I know IVT can be used to prove a function has at least 1 root but can one use squeeze thm? I had a student try to prove:
$$x^3-cosx$$
has at least one root using squeeze thm but this is definitely incorrect:
$$x^3-1<=x^3-cosx<=x^3+1$$
For this (or in general) is it possible to prove a root exists using squeeze thm?
This approach actually technically works, but it requires more details - and it isn't actually using the Squeeze Theorem.

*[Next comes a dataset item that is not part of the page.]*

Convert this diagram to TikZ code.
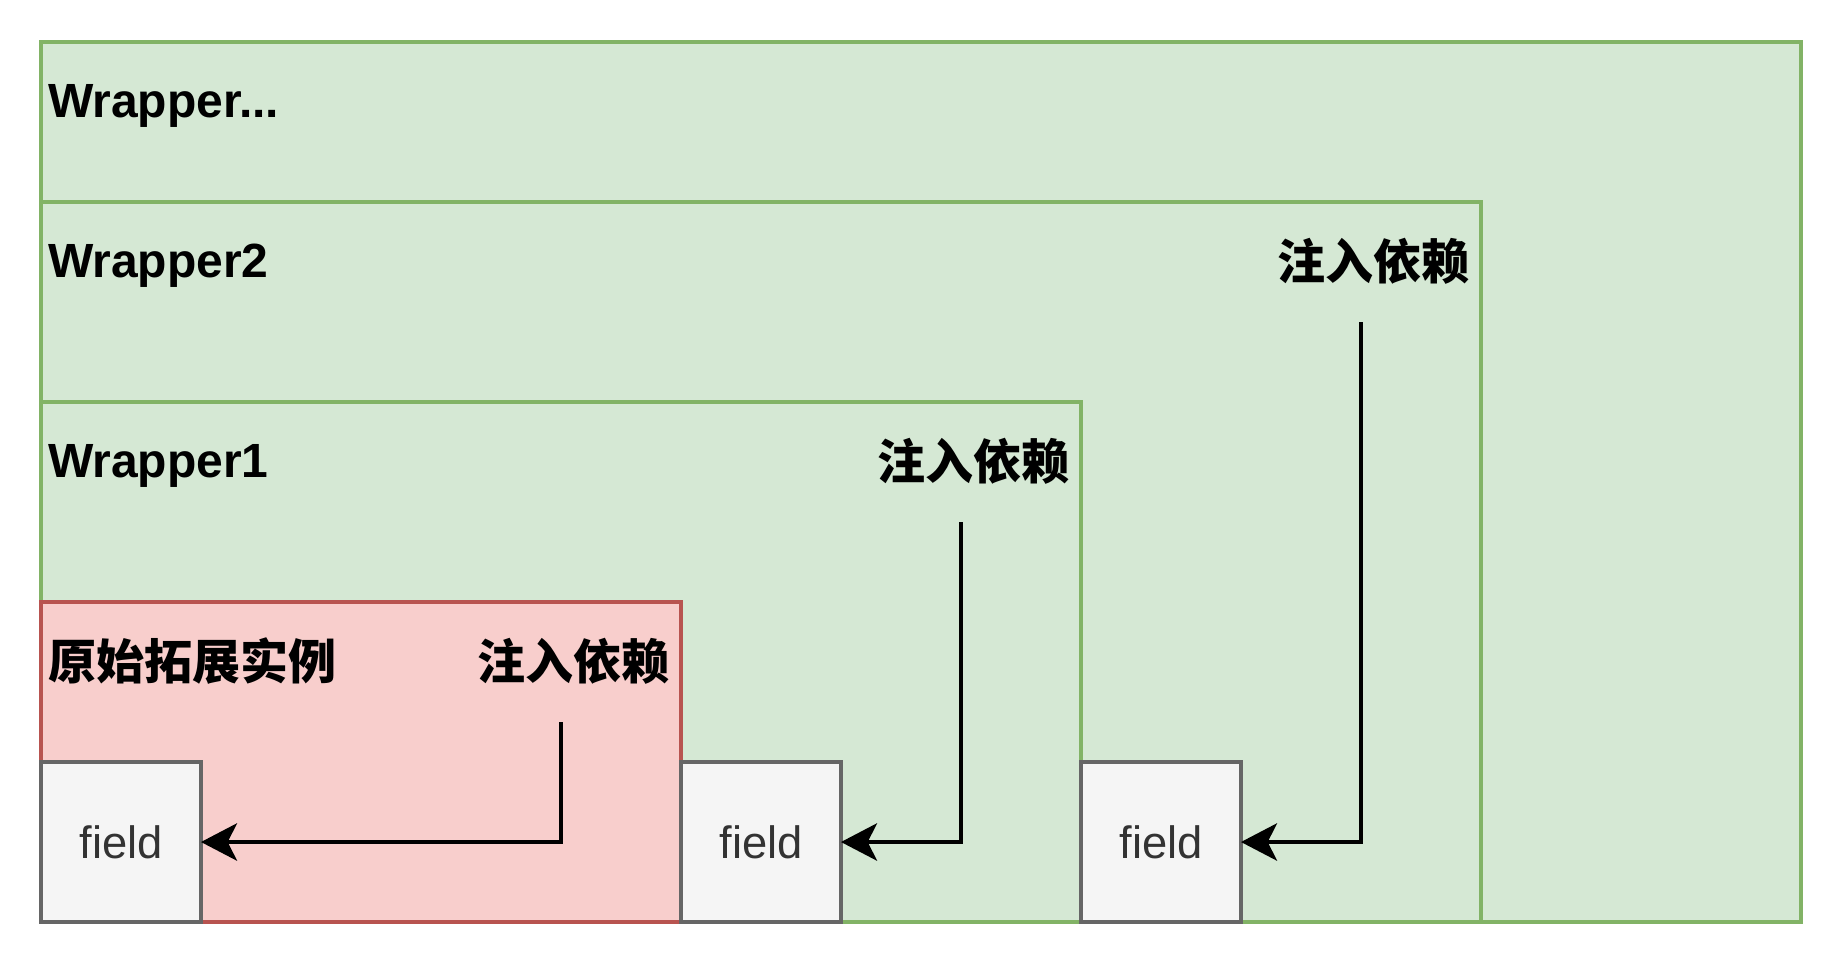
\documentclass[tikz,border=0pt]{standalone}
\usepackage{fontspec}
\setmainfont{Liberation Sans}
\newfontfamily\cjk{Noto Sans CJK SC}
\usepackage{xcolor}
\usetikzlibrary{arrows.meta,positioning}
\definecolor{wrapfill}{HTML}{D5E8D4}
\definecolor{wrapline}{HTML}{82B366}
\definecolor{origfill}{HTML}{F8CECC}
\definecolor{origline}{HTML}{B85450}
\definecolor{fieldfill}{HTML}{F5F5F5}
\definecolor{fieldline}{HTML}{666666}
\definecolor{fieldtext}{HTML}{333333}

\begin{document}
\begin{tikzpicture}[x=0.75pt, y=-0.75pt,
  every node/.style={outer sep=0pt},
  wrap/.style={draw=wrapline, fill=wrapfill, line width=2.5pt, inner sep=0pt, anchor=south west},
  orig/.style={draw=origline, fill=origfill, line width=2.5pt, inner sep=0pt, anchor=south west},
  fld/.style={draw=fieldline, fill=fieldfill, line width=3pt, inner sep=0pt,
    minimum width=120pt, minimum height=120pt, text=fieldtext,
    font=\fontsize{34}{40}\selectfont},
  ttl/.style={font=\fontsize{36}{42}\selectfont\bfseries, anchor=base west, inner sep=0pt},
  inj/.style={font=\fontsize{36}{42}\selectfont\bfseries\cjk, anchor=base east, inner sep=0pt},
  e/.style={-{Stealth[length=27pt, width=28pt, inset=7pt]}, line width=2.8pt}
]
  \useasboundingbox (0,0) rectangle (1844,964);
  \coordinate (base) at (41,922);
  \node[wrap, minimum width=1320pt, minimum height=660pt] (outer) at (base) {};
  \node[wrap, minimum width=1080pt, minimum height=540pt] (w2) at (base) {};
  \node[wrap, minimum width=780pt, minimum height=390pt] (w1) at (base) {};
  \node[orig, minimum width=480pt, minimum height=240pt] (orig) at (base) {};
  \node[fld, anchor=south west] (f0) at (orig.south west) {field};
  \node[fld, anchor=south west] (f1) at (orig.south east) {field};
  \node[fld, anchor=south west] (f2) at (w1.south east) {field};
  \node[ttl] (touter) at ([shift={(7,75)}]outer.north west) {Wrapper...};
  \node[ttl] (tw2) at ([shift={(7,75)}]w2.north west) {Wrapper2};
  \node[ttl] (tw1) at ([shift={(7,75)}]w1.north west) {Wrapper1};
  \node[ttl, font=\fontsize{36}{42}\selectfont\bfseries\cjk] (torig) at ([shift={(7,77)}]orig.north west) {原始拓展实例};
  \node[inj] (i2) at ([shift={(-12,77)}]w2.north east) {注入依赖};
  \node[inj] (i1) at ([shift={(-12,77)}]w1.north east) {注入依赖};
  \node[inj] (i0) at ([shift={(-12,77)}]orig.north east) {注入依赖};
  \coordinate (s2) at ([shift={(-120,120)}]w2.north east);
  \coordinate (s1) at ([shift={(-120,120)}]w1.north east);
  \coordinate (s0) at ([shift={(-120,120)}]orig.north east);
  \draw[e] (s2) |- (f2.east);
  \draw[e] (s1) |- (f1.east);
  \draw[e] (s0) |- (f0.east);
\end{tikzpicture}
\end{document}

The Theorem states that if $g(x) < f(x) < h(x)$ and $\lim_{x\to c}g(x) = \lim_{x\to c}h(x)$, then $\lim_{x\to c}f(x) = \lim_{x\to c}g(x)$. Since no limits are involved in what you outlined, the Squeeze Theorem isn't relevant.
However, it is the case that if $g(x) \leq f(x) \leq h(x)$ and both $g$ and $h$ have at least one root, then $f$ has at least one root. This is because at the root $c$ of $h$, $h(c) = 0 \geq f(c) \geq g(c)$, while at the root $b$ of $g$ we have $g(b) = 0 \leq f(b) \leq h(b)$. So at $c$, $f$ is at most zero; at $b$, $f$ is at least zero. By the IVT, $f$ has a root somewhere between $c$ and $b$.
I'm not sure I'd give a student credit, though, unless they actually explained this whole thing - to my knowledge, this is not a standard theorem so much as a disguised use of the IVT.